10) You're suspected of being gay (and repressed) because you never talk about dating, having sex, or being involved with anyone. Why not? Besides being private, you're sick of some people always assuming that you're either terribly alone and lonely without a partner or that eventually you will "find someone" and hate it when they make TOO BIG A DEAL of someone you're probably not going to marry. Besides, how much about your private life should you even be talking about at work or with people who you are friendly with but who are not friends? You may not want to talk about dating, having sex, or being involved with someone because you just are not doing any of those things right now.
11) You're suspected of being a womanizer or player and maybe you are, but again, other people are looking for an excuse for why you are not married and childless that you are not looking for.
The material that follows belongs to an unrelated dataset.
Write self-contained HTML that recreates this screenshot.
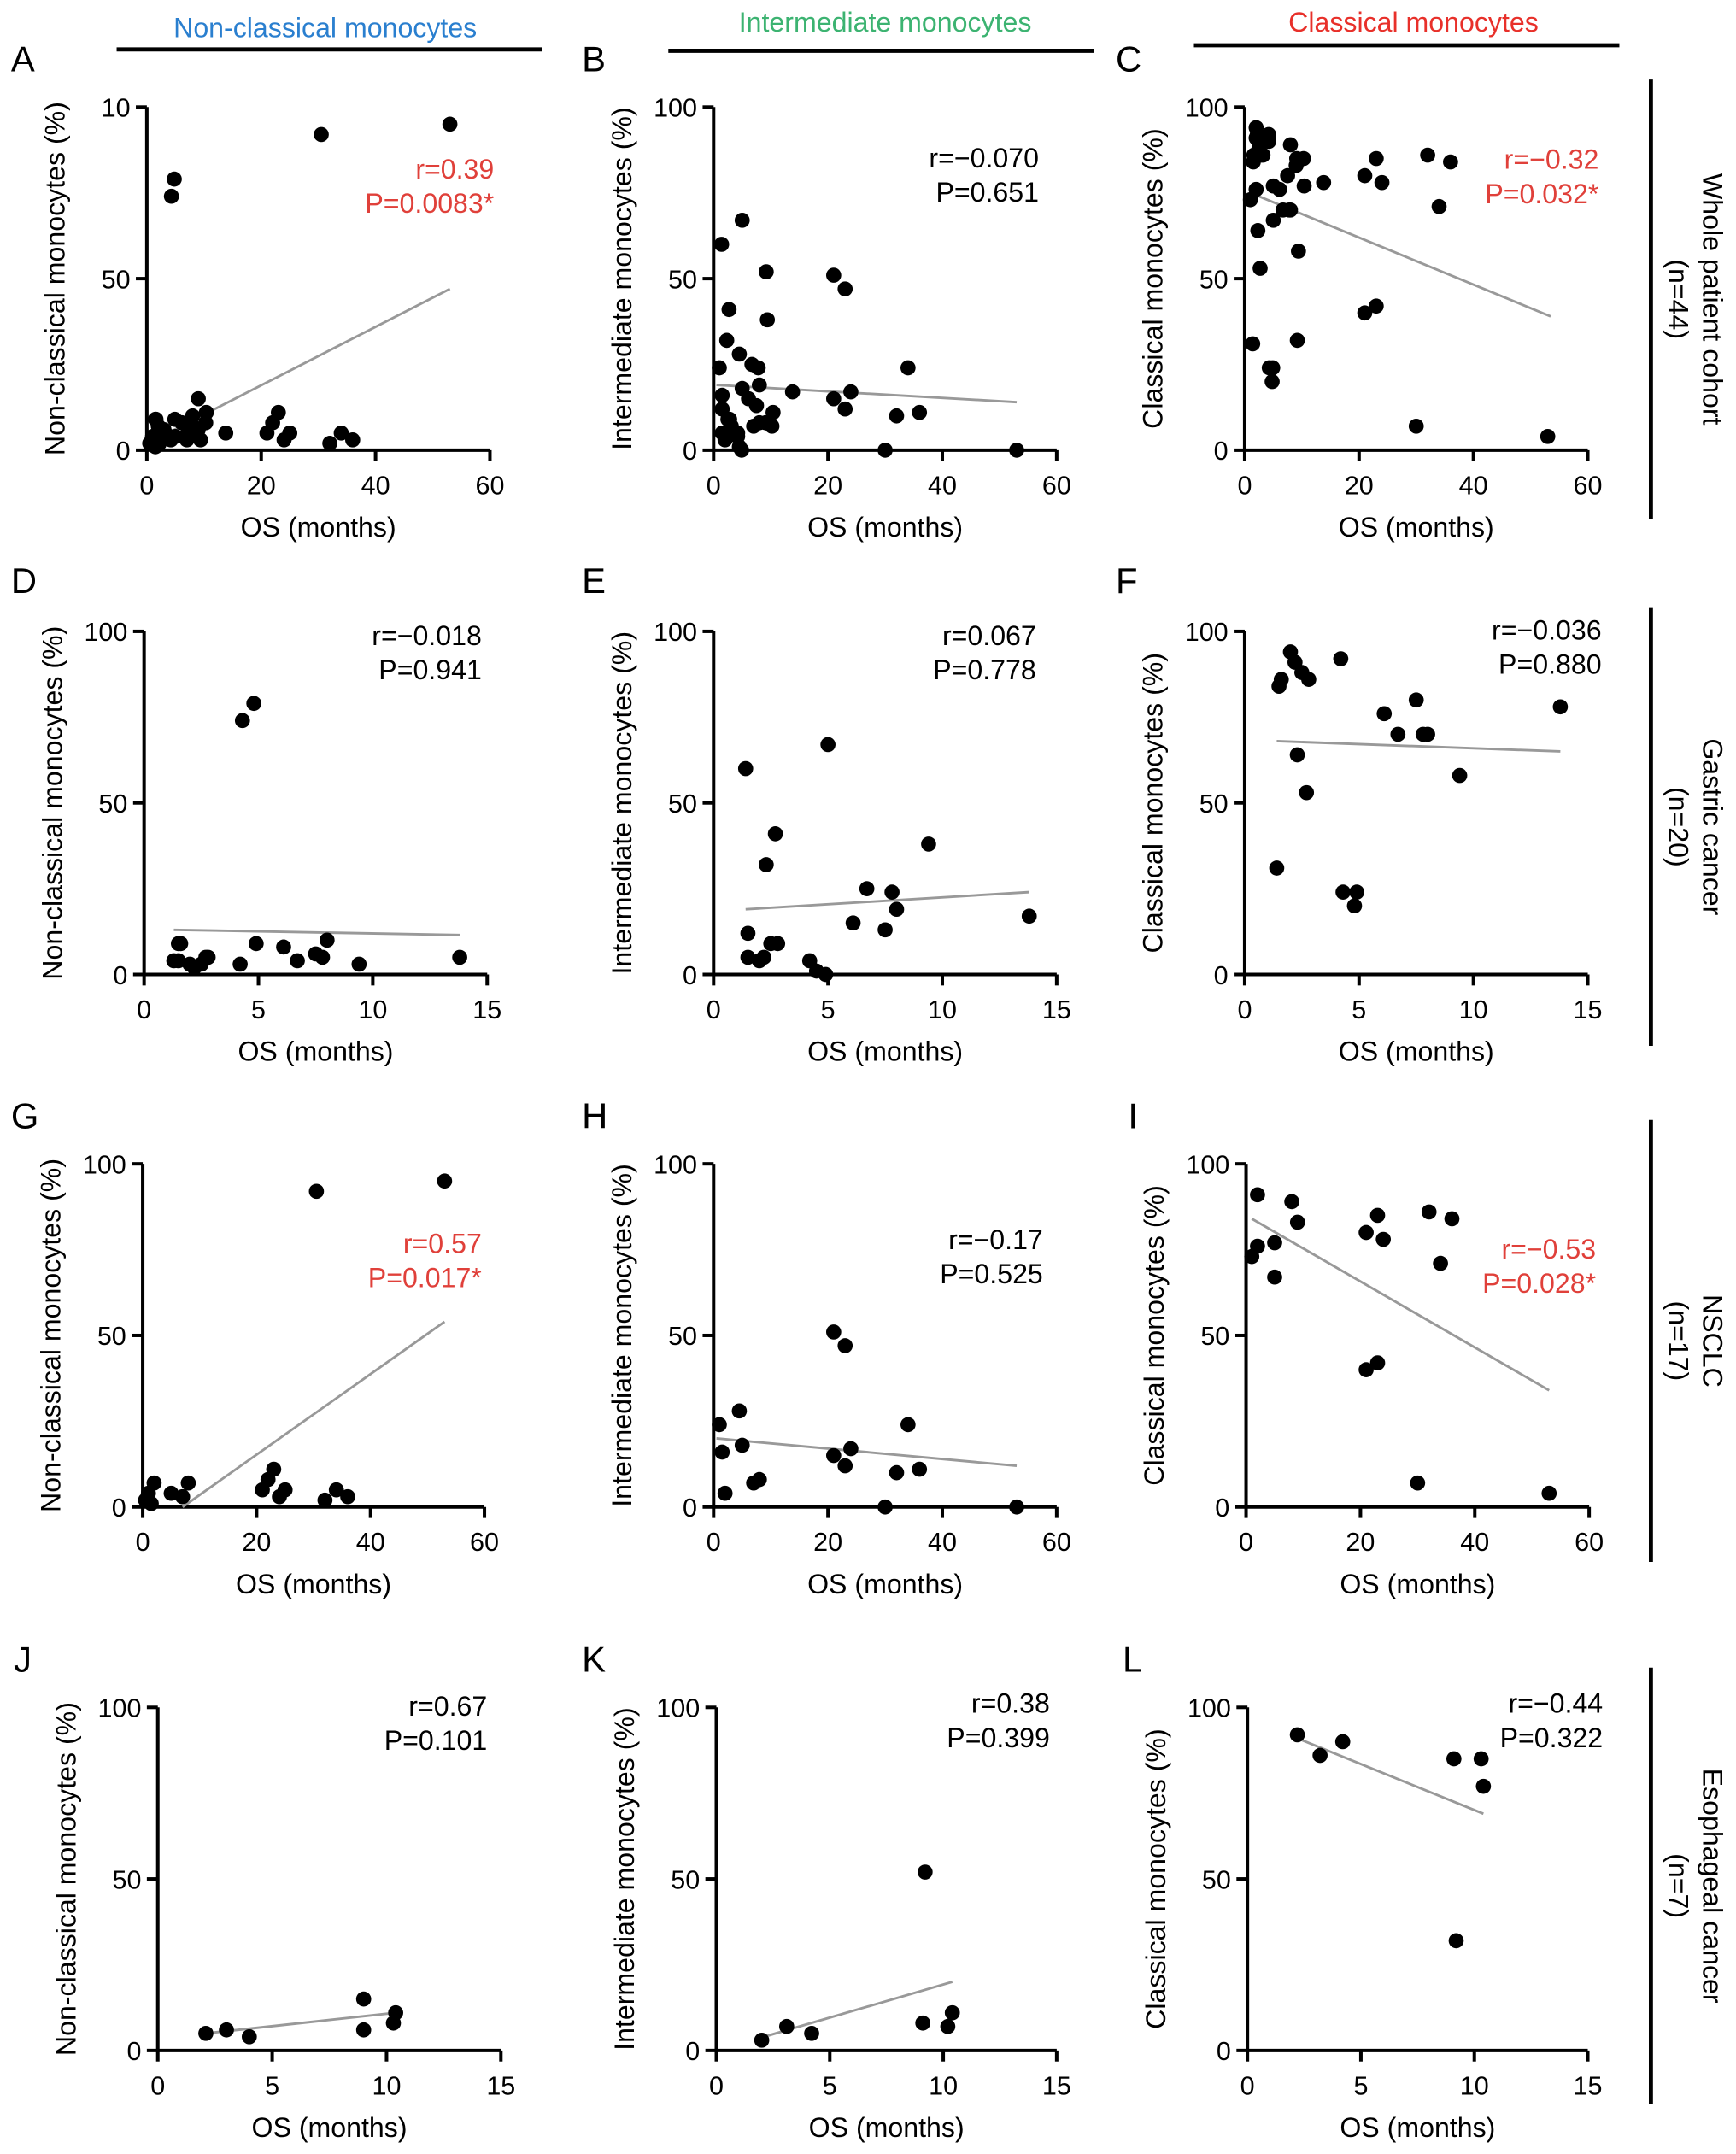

How many womanizers or players have no children? I think few! For men, traditionally, being thought of this way is more of a plus than it is for women. It's been assumed that a sexually active man is at least ... normal.
12) When you travel or go on vacation, you find yourself paying a penalty for traveling alone. People who share rooms get discounts as if they don't use twice as much water or make twice as much a mess or as if there aren't two beds in the room already!
13) When you go shopping for groceries, because you are buying food for one, you never seem to get the prize for spending a few hundred dollars a month, whatever it is, "gas points" or whatever. Oddly the same stores are marketing "personal" sized pizzas, water melons, and other products. (You really have to be careful because the price for these food items may be higher than if you bought in bulk.)
14) Some people think that your beloved pet is your "child substitute." (I hate to say it, but if you baby talk to your dog like I do they will be really sure of this!)
15) Jealous married people don't get it that being self supporting does not necessary mean that you are "totally free" to "just go anywhere you want" as if having a spouse who doesn't want to or can't move is the only possible reason someone doesn't transfer all around for career or travel for work. (Some of them think that being NMNK means you will be more desirable to employers but just the opposite is true. Some employers like employees who live hand to mouth and have children to feed so they can enslave them and don't trust the more "independent" NMNK!)
16) You start telling people you are NEVER MARRIED NO KIDS. "I'm NMNK!" you declare and if you can't do so with pride, at least don't say it with shame. There are so many ways to be NMNK. As I say it can be personal choice (my case) or it can be fate, but whatever the reason, make the most of your life!